> _TASK DESCRIPTION_
Begin with the first line of the material and copy each line word for word through the line that contains "Chart.register(...registerables);"; the pictures are left out.

● ● ●

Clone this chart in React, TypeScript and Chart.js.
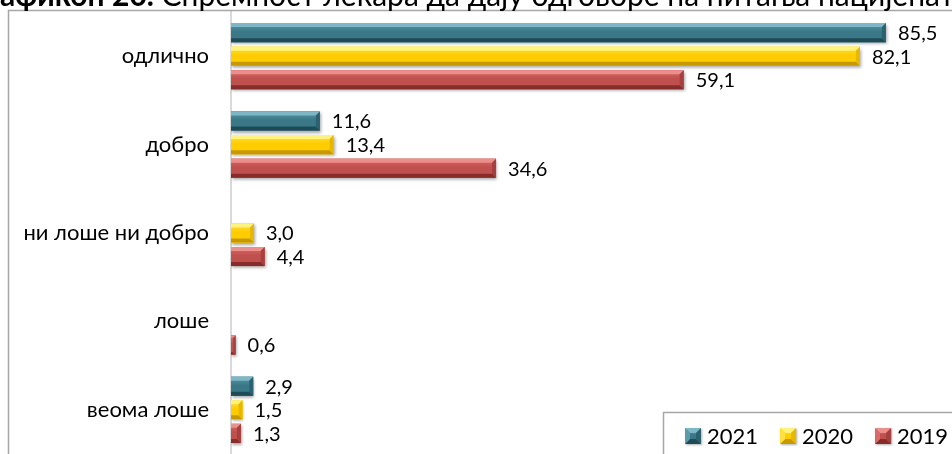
import React, { useEffect, useRef } from "react";
import { Chart, registerables } from "chart.js";

Chart.register(...registerables);

const categories = ["одлично", "добро", "ни лоше ни добро", "лоше", "веома лоше"];
const seriesLabels = ["2021", "2020", "2019"];
const values2021 = [85.5, 11.6, null, null, 2.9];
const values2020 = [82.1, 13.4, 3.0, null, 1.5];
const values2019 = [59.1, 34.6, 4.4, 0.6, 1.3];
const titleBold = "Графикон 20.";
const titleRest = " Спремност лекара да дају одговоре на питања пацијената";

const FONT = "Lato, 'Open Sans', sans-serif";

const palettes = [
  { face: "#3a7888", top: "#7db6c4", bottom: "#1f4b56", right: "#2b6272", light: "#5c9aa9" },
  { face: "#ffcc00", top: "#fff27d", bottom: "#c79900", right: "#e8b800", light: "#ffe040" },
  { face: "#c0504d", top: "#ec8e8b", bottom: "#862c2a", right: "#a5403e", light: "#d86a67" },
];

function bevelRect(ctx: CanvasRenderingContext2D, L: number, T: number, R: number, B: number, p: any, b0: number, leftBevel: boolean) {
  const w = R - L;
  const h = B - T;
  if (w <= 0 || h <= 0) return;
  const b = Math.min(b0, w / 2, h / 2);
  const lb = leftBevel ? b : 0;
  const g = ctx.createLinearGradient(0, T, 0, B);
  g.addColorStop(0, p.light);
  g.addColorStop(0.45, p.face);
  g.addColorStop(1, p.face);
  ctx.fillStyle = g;
  ctx.fillRect(L, T, w, h);
  ctx.fillStyle = p.top;
  ctx.beginPath();
  ctx.moveTo(L, T);
  ctx.lineTo(R, T);
  ctx.lineTo(R - b, T + b);
  ctx.lineTo(L + lb, T + b);
  ctx.closePath();
  ctx.fill();
  ctx.fillStyle = p.bottom;
  ctx.beginPath();
  ctx.moveTo(L, B);
  ctx.lineTo(R, B);
  ctx.lineTo(R - b, B - b);
  ctx.lineTo(L + lb, B - b);
  ctx.closePath();
  ctx.fill();
  ctx.fillStyle = p.right;
  ctx.beginPath();
  ctx.moveTo(R, T);
  ctx.lineTo(R, B);
  ctx.lineTo(R - b, B - b);
  ctx.lineTo(R - b, T + b);
  ctx.closePath();
  ctx.fill();
  if (leftBevel) {
    ctx.fillStyle = p.light;
    ctx.beginPath();
    ctx.moveTo(L, T);
    ctx.lineTo(L, B);
    ctx.lineTo(L + b, B - b);
    ctx.lineTo(L + b, T + b);
    ctx.closePath();
    ctx.fill();
  }
}

const decorPlugin = {
  id: "decor",
  beforeDatasetsDraw(chart: any) {
    const ctx = chart.ctx;
    ctx.save();
    ctx.shadowColor = "rgba(0,0,0,0.35)";
    ctx.shadowBlur = 3;
    ctx.shadowOffsetX = 1;
    ctx.shadowOffsetY = 2;
  },
  afterDatasetsDraw(chart: any) {
    const ctx = chart.ctx;
    ctx.restore();
    chart.data.datasets.forEach((ds: any, di: number) => {
      const meta = chart.getDatasetMeta(di);
      meta.data.forEach((el: any, i: number) => {
        const v = ds.data[i];
        if (v === null || v === undefined) return;
        const { x, y, base, height } = el.getProps(["x", "y", "base", "height"], true);
        bevelRect(ctx, base, y - height / 2, x, y + height / 2, palettes[di], 4, false);
        ctx.save();
        ctx.fillStyle = "#000";
        ctx.font = `20px ${FONT}`;
        ctx.textAlign = "left";
        ctx.textBaseline = "middle";
        ctx.fillText(String(v.toFixed(1)).replace(".", ","), x + 12, y + 1);
        ctx.restore();
      });
    });
  },
  afterDraw(chart: any) {
    const ctx = chart.ctx;
    ctx.save();
    ctx.strokeStyle = "#a6a6a6";
    ctx.lineWidth = 1.5;
    ctx.strokeRect(8.5, 10.5, 3000, 3000);
    ctx.fillStyle = "#000";
    ctx.textBaseline = "alphabetic";
    ctx.textAlign = "left";
    ctx.font = `bold 30px ${FONT}`;
    const cut = ctx.measureText("Гр").width;
    const bw = ctx.measureText(titleBold).width;
    const tx = -cut;
    ctx.fillText(titleBold, tx, 6);
    ctx.font = `30px ${FONT}`;
    ctx.fillText(titleRest, tx + bw, 6);
    ctx.fillStyle = "#fff";
    ctx.fillRect(663, 412, 400, 100);
    ctx.strokeStyle = "#a6a6a6";
    ctx.lineWidth = 1.5;
    ctx.strokeRect(663.5, 412.5, 400, 100);
    ctx.font = `22px ${FONT}`;
    ctx.textBaseline = "middle";
    let lx = 685;
    seriesLabels.forEach((lab, i) => {
      ctx.save();
      ctx.shadowColor = "rgba(0,0,0,0.3)";
      ctx.shadowBlur = 2;
      ctx.shadowOffsetX = 1;
      ctx.shadowOffsetY = 1;
      ctx.fillStyle = palettes[i].face;
      ctx.fillRect(lx, 428, 16, 16);
      ctx.restore();
      bevelRect(ctx, lx, 428, lx + 16, 444, palettes[i], 5, true);
      ctx.fillStyle = "#000";
      ctx.fillText(lab, lx + 22, 437);
      lx += 22 + ctx.measureText(lab).width + 22;
    });
    ctx.restore();
  },
};

export default function App() {
  const ref = useRef<HTMLCanvasElement | null>(null);
  useEffect(() => {
    document.body.style.margin = "0";
    document.body.style.overflow = "hidden";
    let chart: Chart | null = null;
    let cancelled = false;
    const make = () => {
      if (cancelled || !ref.current) return;
      chart = new Chart(ref.current, {
        type: "bar",
        data: {
          labels: categories,
          datasets: [values2021, values2020, values2019].map((d, i) => ({
            label: seriesLabels[i],
            data: d as any,
            backgroundColor: palettes[i].face,
            borderWidth: 0,
            barPercentage: 0.81,
            categoryPercentage: 0.8,
          })),
        },
        options: {
          indexAxis: "y",
          animation: false,
          responsive: false,
          devicePixelRatio: 1,
          layout: { padding: { top: 12, right: 13, left: 0, bottom: 0 } },
          scales: {
            x: { display: false, min: 0, max: 100 },
            y: {
              grid: { display: false, drawTicks: false },
              border: { display: true, color: "#d9d9d9", width: 2 },
              ticks: { color: "#000", font: { family: FONT, size: 22 }, padding: 22 },
              afterFit(s: any) {
                s.width = 231;
                s.paddingTop = 0;
                s.paddingBottom = 0;
              },
            },
          },
          plugins: { legend: { display: false }, title: { display: false }, tooltip: { enabled: false } },
        } as any,
        plugins: [decorPlugin],
      });
    };
    const fl = (document as any).fonts;
    if (fl && fl.load) {
      Promise.all([fl.load(`22px Lato`), fl.load(`bold 30px Lato`)]).then(make, make);
    } else make();
    return () => {
      cancelled = true;
      if (chart) chart.destroy();
    };
  }, []);
  return (
    <div style={{ position: "fixed", left: 0, top: 0, width: 952, height: 454, overflow: "hidden", background: "#fff" }}>
      <canvas ref={ref} width={1010} height={454} style={{ display: "block", width: 1010, height: 454 }} />
    </div>
  );
}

● ● ●

> _FULL RESPONSE_
Clone this chart in React, TypeScript and Chart.js.
import React, { useEffect, useRef } from "react";
import { Chart, registerables } from "chart.js";

Chart.register(...registerables);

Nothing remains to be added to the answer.